→ Your instructions:
From the listing that follows, reproduce only the lines from the one holding "Generate a web" through the one holding "33.75, 33.2, 30.8];", both included, with no pictures.

══════════

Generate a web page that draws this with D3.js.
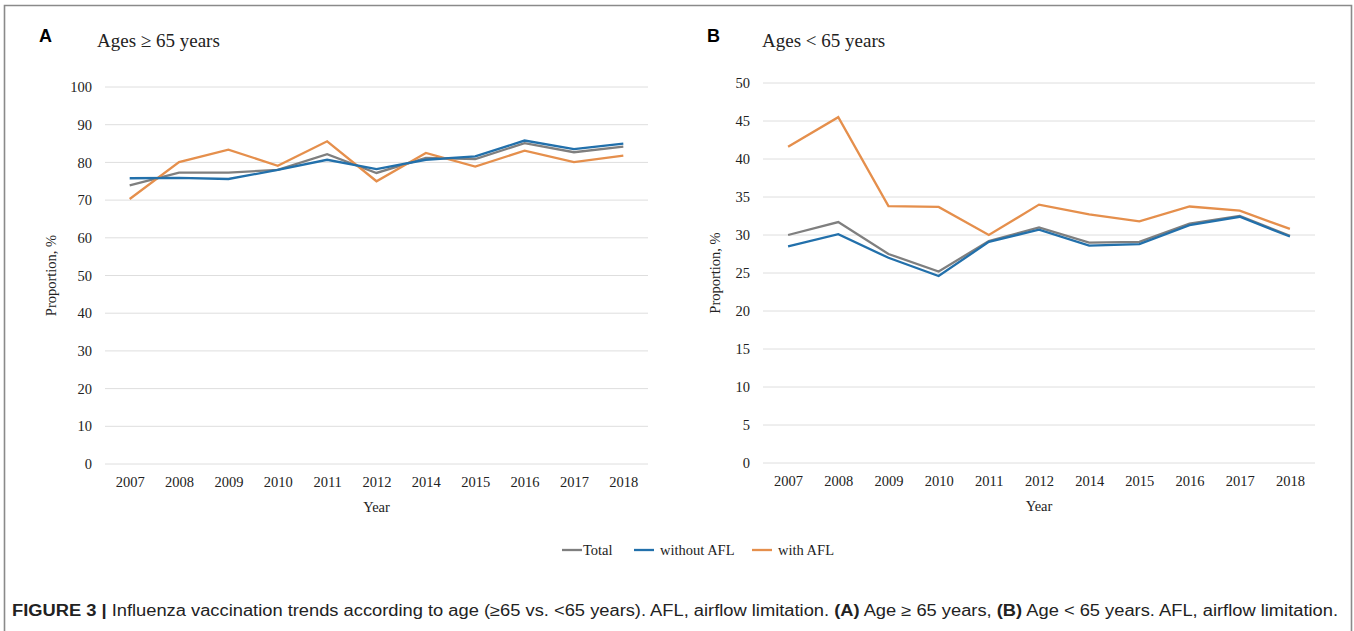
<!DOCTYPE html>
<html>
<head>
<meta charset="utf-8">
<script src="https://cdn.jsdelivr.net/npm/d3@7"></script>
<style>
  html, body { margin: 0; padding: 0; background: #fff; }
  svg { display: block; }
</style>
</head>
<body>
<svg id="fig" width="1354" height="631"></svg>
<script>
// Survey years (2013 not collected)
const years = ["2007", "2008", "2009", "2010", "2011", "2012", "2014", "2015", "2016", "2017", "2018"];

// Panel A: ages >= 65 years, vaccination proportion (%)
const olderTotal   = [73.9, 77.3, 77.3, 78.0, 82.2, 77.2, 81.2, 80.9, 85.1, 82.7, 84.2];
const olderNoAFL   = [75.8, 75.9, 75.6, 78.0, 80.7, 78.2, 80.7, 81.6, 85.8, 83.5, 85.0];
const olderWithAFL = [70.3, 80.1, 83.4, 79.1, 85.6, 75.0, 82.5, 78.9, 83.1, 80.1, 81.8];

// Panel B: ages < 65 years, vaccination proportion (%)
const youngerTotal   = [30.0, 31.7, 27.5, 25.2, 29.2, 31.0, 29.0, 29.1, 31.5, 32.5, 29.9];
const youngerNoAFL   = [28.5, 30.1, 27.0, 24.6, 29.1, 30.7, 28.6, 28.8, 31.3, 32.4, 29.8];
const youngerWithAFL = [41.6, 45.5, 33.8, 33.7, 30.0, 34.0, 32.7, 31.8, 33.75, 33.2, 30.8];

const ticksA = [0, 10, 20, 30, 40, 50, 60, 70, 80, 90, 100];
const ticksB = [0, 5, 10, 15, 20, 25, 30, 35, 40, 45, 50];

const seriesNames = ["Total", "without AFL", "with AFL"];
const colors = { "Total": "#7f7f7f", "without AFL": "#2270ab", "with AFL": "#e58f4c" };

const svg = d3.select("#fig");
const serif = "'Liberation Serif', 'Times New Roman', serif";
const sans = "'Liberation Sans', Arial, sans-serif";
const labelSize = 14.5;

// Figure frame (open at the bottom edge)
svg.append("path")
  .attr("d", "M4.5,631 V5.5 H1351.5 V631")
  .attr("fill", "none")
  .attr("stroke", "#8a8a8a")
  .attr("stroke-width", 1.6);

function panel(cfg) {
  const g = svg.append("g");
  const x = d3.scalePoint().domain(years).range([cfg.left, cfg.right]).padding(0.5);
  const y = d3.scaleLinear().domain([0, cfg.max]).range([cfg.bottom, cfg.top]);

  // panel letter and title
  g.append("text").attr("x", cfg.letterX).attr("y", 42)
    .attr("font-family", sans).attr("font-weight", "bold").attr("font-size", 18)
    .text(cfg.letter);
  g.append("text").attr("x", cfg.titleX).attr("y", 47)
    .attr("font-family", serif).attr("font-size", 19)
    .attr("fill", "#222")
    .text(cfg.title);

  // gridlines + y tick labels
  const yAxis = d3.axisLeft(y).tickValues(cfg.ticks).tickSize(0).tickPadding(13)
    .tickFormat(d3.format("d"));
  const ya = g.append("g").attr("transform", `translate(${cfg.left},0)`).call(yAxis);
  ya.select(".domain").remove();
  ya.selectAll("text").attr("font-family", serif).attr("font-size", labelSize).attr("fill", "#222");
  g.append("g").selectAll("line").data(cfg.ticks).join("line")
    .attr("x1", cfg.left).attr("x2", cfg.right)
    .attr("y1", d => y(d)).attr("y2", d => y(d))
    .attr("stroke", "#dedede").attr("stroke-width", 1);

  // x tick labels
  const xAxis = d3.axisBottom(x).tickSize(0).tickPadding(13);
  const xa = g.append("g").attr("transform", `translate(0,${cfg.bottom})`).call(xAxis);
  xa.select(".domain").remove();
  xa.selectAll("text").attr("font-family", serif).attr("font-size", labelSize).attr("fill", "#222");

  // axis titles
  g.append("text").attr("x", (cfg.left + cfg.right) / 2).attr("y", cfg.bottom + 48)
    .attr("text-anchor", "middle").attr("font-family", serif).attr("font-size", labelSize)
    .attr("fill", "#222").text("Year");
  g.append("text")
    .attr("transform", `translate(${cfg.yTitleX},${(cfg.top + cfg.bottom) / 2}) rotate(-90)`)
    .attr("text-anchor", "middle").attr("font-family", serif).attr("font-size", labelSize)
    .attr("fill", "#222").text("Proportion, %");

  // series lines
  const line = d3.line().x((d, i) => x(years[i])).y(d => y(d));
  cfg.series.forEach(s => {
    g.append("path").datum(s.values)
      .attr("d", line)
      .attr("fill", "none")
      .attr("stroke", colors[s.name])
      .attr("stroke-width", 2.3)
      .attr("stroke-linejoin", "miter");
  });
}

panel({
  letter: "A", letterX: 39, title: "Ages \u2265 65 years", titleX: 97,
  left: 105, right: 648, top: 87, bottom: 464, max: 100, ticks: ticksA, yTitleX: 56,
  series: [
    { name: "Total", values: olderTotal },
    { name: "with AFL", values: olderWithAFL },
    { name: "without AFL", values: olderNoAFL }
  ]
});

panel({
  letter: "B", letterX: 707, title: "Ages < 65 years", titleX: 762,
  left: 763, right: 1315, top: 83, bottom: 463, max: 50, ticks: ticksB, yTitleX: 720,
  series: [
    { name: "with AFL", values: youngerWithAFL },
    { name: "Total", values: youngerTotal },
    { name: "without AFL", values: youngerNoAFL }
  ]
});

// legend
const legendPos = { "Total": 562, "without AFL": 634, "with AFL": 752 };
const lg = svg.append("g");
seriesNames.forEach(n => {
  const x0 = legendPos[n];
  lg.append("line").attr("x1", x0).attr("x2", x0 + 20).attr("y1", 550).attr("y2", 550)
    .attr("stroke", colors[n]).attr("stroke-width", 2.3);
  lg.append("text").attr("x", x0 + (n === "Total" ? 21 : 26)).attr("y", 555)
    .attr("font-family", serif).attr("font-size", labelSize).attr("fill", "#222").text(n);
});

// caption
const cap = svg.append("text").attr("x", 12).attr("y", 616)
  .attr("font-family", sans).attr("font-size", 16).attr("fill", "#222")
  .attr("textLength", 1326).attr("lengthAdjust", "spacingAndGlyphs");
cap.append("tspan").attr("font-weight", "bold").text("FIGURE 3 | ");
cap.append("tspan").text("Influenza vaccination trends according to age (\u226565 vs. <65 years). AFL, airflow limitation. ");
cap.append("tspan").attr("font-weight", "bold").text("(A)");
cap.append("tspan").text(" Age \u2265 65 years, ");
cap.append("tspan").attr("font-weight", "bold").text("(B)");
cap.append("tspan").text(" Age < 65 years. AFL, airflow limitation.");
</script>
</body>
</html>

══════════

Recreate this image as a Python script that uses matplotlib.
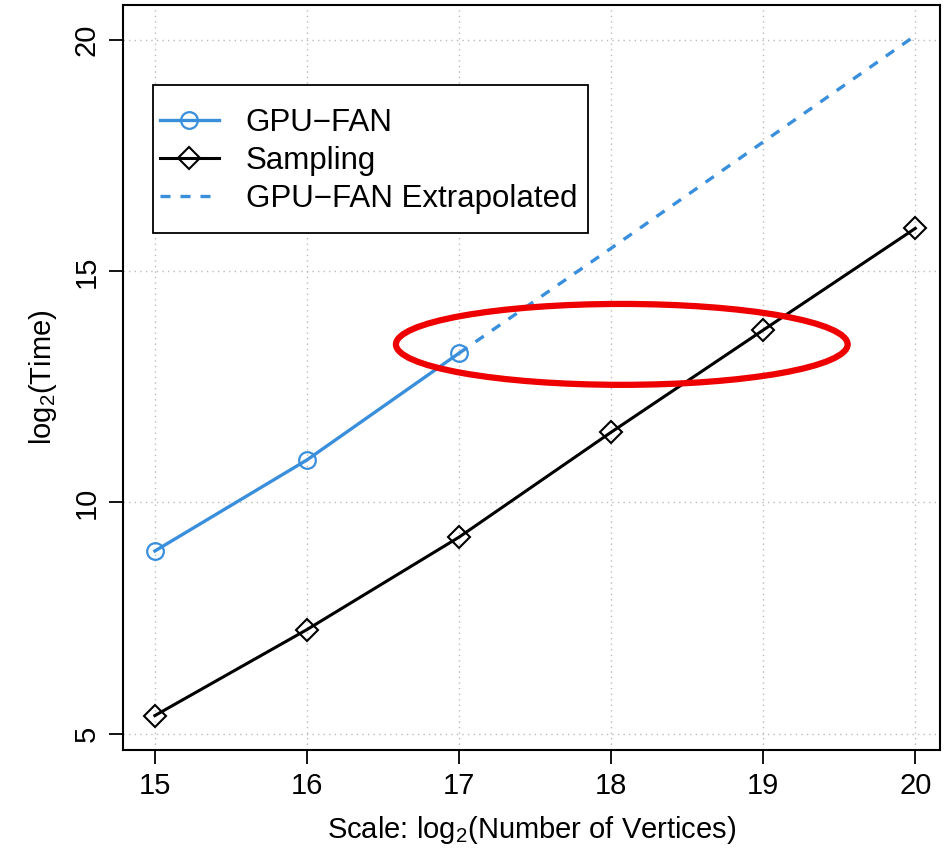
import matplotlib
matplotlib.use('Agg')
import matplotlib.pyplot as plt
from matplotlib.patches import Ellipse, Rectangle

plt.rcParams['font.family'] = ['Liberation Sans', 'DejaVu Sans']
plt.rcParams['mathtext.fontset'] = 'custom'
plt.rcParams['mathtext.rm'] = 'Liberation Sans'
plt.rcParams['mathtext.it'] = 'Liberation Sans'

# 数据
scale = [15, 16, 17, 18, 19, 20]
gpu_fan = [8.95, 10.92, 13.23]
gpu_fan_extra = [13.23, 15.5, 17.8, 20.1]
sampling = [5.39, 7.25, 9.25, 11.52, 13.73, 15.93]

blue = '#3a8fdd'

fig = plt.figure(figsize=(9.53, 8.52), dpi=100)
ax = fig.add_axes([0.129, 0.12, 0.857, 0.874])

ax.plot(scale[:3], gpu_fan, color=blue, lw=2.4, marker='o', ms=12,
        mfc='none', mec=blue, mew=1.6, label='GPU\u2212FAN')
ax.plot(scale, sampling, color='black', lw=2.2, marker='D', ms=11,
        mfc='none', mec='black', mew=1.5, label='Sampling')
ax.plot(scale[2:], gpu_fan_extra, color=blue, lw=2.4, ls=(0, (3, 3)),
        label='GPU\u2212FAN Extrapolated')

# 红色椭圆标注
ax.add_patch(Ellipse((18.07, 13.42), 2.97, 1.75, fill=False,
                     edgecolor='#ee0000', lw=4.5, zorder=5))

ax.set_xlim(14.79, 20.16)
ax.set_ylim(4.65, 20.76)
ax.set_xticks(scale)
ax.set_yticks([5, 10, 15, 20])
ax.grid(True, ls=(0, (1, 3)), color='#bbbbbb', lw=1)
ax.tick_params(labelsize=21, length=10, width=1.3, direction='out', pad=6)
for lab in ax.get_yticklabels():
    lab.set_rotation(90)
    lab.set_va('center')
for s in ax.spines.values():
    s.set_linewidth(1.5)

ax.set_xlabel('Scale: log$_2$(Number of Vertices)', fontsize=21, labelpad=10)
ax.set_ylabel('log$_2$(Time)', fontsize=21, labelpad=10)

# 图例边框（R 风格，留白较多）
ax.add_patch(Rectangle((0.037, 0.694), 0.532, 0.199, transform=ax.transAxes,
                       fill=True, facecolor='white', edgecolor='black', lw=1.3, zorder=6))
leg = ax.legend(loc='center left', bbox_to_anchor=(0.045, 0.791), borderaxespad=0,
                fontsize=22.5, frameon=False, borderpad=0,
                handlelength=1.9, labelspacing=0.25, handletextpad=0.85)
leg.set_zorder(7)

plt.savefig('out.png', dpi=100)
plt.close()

══════════

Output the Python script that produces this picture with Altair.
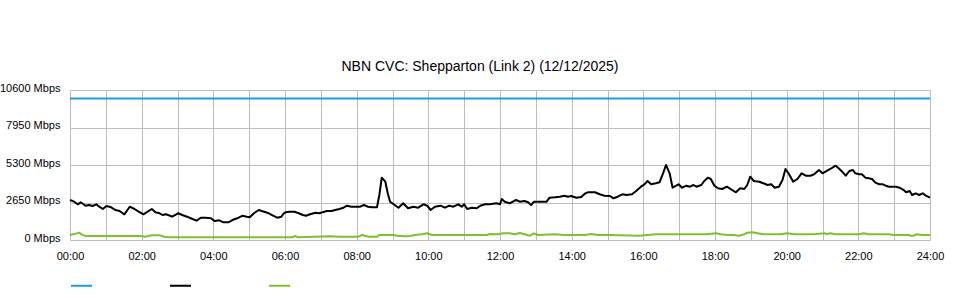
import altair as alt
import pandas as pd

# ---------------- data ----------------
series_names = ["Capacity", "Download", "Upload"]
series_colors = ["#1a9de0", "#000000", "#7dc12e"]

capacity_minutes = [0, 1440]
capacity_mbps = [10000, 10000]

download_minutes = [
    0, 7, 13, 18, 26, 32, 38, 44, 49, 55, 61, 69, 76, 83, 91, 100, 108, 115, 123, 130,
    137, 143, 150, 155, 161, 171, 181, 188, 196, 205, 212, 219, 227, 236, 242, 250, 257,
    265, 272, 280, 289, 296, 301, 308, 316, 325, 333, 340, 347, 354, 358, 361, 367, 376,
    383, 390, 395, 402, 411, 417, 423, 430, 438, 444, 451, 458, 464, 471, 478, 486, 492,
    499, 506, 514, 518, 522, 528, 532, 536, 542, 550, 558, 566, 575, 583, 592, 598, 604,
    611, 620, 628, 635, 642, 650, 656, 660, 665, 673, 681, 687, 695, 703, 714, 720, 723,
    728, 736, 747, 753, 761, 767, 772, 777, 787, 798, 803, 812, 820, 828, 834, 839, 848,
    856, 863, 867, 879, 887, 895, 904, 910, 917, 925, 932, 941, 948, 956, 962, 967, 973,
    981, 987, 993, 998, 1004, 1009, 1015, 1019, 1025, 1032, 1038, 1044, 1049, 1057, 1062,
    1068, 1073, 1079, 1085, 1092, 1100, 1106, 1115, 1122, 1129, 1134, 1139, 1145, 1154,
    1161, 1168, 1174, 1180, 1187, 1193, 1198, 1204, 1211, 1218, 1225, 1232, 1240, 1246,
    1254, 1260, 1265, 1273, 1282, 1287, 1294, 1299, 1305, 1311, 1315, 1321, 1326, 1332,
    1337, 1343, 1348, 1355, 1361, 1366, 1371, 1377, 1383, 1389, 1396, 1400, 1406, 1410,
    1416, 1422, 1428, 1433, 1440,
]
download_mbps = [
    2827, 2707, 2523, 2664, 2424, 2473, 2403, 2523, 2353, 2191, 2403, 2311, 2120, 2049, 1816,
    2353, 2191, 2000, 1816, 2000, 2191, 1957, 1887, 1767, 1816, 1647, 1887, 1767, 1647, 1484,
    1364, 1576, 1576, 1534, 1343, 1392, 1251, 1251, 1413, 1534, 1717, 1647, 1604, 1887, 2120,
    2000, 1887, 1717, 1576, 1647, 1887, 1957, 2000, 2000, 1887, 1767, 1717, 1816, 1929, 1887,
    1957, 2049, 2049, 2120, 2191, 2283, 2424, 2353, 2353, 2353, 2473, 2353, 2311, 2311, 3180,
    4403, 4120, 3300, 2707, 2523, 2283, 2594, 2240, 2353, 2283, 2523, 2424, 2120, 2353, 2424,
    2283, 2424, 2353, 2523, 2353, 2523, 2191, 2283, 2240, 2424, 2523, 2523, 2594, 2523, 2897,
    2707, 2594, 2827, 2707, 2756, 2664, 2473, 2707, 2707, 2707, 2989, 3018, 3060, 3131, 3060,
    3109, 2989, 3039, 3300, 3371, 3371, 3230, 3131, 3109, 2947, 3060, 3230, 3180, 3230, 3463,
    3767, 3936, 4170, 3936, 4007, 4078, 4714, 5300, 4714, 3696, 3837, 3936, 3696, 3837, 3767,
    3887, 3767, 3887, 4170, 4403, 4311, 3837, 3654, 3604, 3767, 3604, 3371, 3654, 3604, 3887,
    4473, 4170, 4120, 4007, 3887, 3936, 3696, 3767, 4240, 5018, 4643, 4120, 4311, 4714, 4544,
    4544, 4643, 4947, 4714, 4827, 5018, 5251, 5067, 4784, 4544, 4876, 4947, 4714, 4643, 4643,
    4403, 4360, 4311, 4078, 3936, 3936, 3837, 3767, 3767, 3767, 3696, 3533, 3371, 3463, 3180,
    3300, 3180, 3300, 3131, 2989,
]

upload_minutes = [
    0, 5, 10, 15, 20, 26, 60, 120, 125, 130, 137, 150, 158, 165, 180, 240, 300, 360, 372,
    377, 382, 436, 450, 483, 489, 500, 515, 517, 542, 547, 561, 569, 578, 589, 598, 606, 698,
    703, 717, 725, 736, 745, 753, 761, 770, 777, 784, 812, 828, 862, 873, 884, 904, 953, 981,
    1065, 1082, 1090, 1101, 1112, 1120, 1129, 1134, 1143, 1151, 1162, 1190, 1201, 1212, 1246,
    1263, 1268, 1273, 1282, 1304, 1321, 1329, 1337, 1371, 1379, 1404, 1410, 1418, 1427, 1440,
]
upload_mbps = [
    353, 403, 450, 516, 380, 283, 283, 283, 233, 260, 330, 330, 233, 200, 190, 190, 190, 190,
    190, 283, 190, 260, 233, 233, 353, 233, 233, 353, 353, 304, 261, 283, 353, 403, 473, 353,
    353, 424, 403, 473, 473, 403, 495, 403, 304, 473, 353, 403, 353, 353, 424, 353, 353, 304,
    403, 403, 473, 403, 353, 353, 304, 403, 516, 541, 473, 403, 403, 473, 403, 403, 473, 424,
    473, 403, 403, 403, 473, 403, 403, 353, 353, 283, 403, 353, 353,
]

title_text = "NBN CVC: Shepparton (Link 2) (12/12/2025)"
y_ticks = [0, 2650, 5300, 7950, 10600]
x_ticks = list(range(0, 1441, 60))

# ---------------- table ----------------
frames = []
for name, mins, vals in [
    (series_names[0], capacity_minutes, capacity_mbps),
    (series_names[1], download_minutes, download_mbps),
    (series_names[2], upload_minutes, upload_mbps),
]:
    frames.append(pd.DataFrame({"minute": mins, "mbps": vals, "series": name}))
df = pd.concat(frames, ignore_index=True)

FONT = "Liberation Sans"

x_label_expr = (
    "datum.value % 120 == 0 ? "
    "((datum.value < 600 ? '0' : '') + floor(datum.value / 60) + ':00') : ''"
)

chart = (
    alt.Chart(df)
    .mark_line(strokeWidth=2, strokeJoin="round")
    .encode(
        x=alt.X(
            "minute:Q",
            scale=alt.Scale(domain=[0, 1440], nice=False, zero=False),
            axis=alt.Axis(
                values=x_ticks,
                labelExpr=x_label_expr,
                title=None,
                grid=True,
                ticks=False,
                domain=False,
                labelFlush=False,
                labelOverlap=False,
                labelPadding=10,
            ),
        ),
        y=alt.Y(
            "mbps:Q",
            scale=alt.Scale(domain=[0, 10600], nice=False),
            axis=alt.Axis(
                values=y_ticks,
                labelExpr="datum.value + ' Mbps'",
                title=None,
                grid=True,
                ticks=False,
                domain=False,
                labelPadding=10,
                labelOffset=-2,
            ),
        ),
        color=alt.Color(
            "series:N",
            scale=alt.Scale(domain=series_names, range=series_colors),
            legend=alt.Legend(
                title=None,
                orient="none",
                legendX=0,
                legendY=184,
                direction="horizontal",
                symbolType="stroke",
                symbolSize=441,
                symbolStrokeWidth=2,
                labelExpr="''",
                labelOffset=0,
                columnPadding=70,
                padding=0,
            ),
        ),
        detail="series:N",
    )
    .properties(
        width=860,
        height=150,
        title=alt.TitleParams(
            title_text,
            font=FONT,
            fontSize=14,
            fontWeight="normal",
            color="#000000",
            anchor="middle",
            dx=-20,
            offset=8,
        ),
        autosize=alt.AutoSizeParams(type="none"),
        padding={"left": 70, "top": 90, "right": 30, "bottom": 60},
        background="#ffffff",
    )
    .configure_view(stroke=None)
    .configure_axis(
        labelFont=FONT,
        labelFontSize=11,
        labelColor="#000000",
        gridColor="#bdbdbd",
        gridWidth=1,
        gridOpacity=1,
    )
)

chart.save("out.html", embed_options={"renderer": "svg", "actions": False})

══════════

→ Task result:
Generate a web page that draws this with D3.js.
<!DOCTYPE html>
<html>
<head>
<meta charset="utf-8">
<script src="https://cdn.jsdelivr.net/npm/d3@7"></script>
<style>
  html, body { margin: 0; padding: 0; background: #fff; }
  svg { display: block; }
</style>
</head>
<body>
<svg id="fig" width="1354" height="631"></svg>
<script>
// Survey years (2013 not collected)
const years = ["2007", "2008", "2009", "2010", "2011", "2012", "2014", "2015", "2016", "2017", "2018"];

// Panel A: ages >= 65 years, vaccination proportion (%)
const olderTotal   = [73.9, 77.3, 77.3, 78.0, 82.2, 77.2, 81.2, 80.9, 85.1, 82.7, 84.2];
const olderNoAFL   = [75.8, 75.9, 75.6, 78.0, 80.7, 78.2, 80.7, 81.6, 85.8, 83.5, 85.0];
const olderWithAFL = [70.3, 80.1, 83.4, 79.1, 85.6, 75.0, 82.5, 78.9, 83.1, 80.1, 81.8];

// Panel B: ages < 65 years, vaccination proportion (%)
const youngerTotal   = [30.0, 31.7, 27.5, 25.2, 29.2, 31.0, 29.0, 29.1, 31.5, 32.5, 29.9];
const youngerNoAFL   = [28.5, 30.1, 27.0, 24.6, 29.1, 30.7, 28.6, 28.8, 31.3, 32.4, 29.8];
const youngerWithAFL = [41.6, 45.5, 33.8, 33.7, 30.0, 34.0, 32.7, 31.8, 33.75, 33.2, 30.8];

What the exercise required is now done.